Line by line, reproduce exactly the beginning of the listing below, ending with the line that contains "const mseBilateral = [0, 0, 0, 0];" and adding nothing.

**Collected material**.
——————
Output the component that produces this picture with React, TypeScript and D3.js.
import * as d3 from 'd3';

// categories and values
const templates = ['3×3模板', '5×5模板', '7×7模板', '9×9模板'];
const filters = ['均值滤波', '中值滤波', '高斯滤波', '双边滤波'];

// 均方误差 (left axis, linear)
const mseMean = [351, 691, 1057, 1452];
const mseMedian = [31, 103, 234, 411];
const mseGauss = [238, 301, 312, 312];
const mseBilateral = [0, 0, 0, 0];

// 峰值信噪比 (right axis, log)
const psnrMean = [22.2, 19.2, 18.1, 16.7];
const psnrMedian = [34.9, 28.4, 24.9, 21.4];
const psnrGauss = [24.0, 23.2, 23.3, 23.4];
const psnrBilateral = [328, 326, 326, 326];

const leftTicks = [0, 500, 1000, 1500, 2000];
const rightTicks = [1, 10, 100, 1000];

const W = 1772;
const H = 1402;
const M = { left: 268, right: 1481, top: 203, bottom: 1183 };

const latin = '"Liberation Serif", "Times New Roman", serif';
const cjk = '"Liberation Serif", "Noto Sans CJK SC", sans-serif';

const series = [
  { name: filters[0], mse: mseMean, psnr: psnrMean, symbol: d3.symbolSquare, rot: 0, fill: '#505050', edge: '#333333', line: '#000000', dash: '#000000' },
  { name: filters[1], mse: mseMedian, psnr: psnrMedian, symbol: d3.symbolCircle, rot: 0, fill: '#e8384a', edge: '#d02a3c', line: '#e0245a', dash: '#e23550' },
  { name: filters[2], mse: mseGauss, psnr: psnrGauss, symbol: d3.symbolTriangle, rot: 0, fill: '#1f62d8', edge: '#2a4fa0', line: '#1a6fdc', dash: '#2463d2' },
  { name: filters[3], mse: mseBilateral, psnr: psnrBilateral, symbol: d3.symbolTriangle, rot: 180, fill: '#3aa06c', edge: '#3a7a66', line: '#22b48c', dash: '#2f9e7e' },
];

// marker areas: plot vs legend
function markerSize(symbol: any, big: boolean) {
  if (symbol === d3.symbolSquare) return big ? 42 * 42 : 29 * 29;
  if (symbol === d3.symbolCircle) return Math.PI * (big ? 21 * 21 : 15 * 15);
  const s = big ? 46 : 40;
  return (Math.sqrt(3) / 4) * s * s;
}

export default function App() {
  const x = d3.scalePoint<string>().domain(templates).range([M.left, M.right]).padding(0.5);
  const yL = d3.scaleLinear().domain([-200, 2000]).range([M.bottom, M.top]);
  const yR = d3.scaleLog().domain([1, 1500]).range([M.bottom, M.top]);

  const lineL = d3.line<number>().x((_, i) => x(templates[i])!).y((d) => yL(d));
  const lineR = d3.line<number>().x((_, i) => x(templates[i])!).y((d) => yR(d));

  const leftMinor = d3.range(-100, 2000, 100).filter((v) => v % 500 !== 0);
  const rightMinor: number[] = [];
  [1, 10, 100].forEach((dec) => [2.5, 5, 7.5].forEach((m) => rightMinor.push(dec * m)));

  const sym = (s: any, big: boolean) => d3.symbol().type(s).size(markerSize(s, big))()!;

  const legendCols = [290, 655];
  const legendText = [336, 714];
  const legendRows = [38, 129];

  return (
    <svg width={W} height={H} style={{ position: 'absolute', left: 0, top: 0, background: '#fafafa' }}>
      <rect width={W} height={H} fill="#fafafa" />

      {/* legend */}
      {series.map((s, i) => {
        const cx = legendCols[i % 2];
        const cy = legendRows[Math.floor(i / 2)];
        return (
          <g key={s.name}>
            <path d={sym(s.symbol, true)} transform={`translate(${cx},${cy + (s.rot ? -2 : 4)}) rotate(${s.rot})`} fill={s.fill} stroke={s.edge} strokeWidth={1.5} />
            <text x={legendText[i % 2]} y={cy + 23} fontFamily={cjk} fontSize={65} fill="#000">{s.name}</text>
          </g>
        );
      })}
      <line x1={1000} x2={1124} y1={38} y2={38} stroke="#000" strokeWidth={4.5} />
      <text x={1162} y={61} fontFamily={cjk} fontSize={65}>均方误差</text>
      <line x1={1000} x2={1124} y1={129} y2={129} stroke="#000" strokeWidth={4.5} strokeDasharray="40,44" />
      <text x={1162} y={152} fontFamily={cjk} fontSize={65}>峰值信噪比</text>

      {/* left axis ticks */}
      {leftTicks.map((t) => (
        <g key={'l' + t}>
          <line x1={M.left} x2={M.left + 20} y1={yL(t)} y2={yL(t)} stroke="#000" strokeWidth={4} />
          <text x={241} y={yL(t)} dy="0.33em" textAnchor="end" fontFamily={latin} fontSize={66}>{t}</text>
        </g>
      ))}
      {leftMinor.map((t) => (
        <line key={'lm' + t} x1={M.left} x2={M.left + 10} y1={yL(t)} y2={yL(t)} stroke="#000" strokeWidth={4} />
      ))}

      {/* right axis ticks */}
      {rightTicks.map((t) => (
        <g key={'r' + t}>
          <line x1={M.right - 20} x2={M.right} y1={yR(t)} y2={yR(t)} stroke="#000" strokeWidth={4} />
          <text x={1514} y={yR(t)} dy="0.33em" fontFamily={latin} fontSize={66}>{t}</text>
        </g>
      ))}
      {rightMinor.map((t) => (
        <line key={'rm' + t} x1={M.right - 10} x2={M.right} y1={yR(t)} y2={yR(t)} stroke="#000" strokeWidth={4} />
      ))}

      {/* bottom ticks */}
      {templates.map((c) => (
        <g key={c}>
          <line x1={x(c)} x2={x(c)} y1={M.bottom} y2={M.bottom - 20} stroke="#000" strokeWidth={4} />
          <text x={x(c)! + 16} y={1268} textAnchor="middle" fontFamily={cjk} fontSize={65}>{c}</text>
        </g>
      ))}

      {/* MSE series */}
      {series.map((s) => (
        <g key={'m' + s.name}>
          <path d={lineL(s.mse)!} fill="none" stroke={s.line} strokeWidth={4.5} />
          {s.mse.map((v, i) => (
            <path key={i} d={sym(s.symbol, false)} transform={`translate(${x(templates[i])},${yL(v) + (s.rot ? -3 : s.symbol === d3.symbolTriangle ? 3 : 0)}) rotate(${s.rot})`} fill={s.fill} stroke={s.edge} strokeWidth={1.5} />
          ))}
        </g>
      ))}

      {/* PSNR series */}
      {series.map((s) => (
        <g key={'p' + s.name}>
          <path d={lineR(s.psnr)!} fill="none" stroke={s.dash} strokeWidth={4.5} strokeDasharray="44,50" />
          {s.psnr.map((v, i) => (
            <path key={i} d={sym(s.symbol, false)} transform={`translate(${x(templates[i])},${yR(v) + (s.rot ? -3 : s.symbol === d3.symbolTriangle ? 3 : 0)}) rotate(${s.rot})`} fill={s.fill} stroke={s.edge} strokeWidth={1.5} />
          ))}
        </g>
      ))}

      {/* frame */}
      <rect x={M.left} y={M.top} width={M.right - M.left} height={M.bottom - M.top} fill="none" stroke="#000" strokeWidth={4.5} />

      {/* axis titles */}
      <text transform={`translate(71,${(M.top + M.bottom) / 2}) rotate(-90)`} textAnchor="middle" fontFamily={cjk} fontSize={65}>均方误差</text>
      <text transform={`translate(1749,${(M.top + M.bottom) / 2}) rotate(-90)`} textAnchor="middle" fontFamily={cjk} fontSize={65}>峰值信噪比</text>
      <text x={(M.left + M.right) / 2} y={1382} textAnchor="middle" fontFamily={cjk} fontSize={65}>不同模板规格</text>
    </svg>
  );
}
——————
**Answer to this problem**.
Output the component that produces this picture with React, TypeScript and D3.js.
import * as d3 from 'd3';

// categories and values
const templates = ['3×3模板', '5×5模板', '7×7模板', '9×9模板'];
const filters = ['均值滤波', '中值滤波', '高斯滤波', '双边滤波'];

// 均方误差 (left axis, linear)
const mseMean = [351, 691, 1057, 1452];
const mseMedian = [31, 103, 234, 411];
const mseGauss = [238, 301, 312, 312];
const mseBilateral = [0, 0, 0, 0];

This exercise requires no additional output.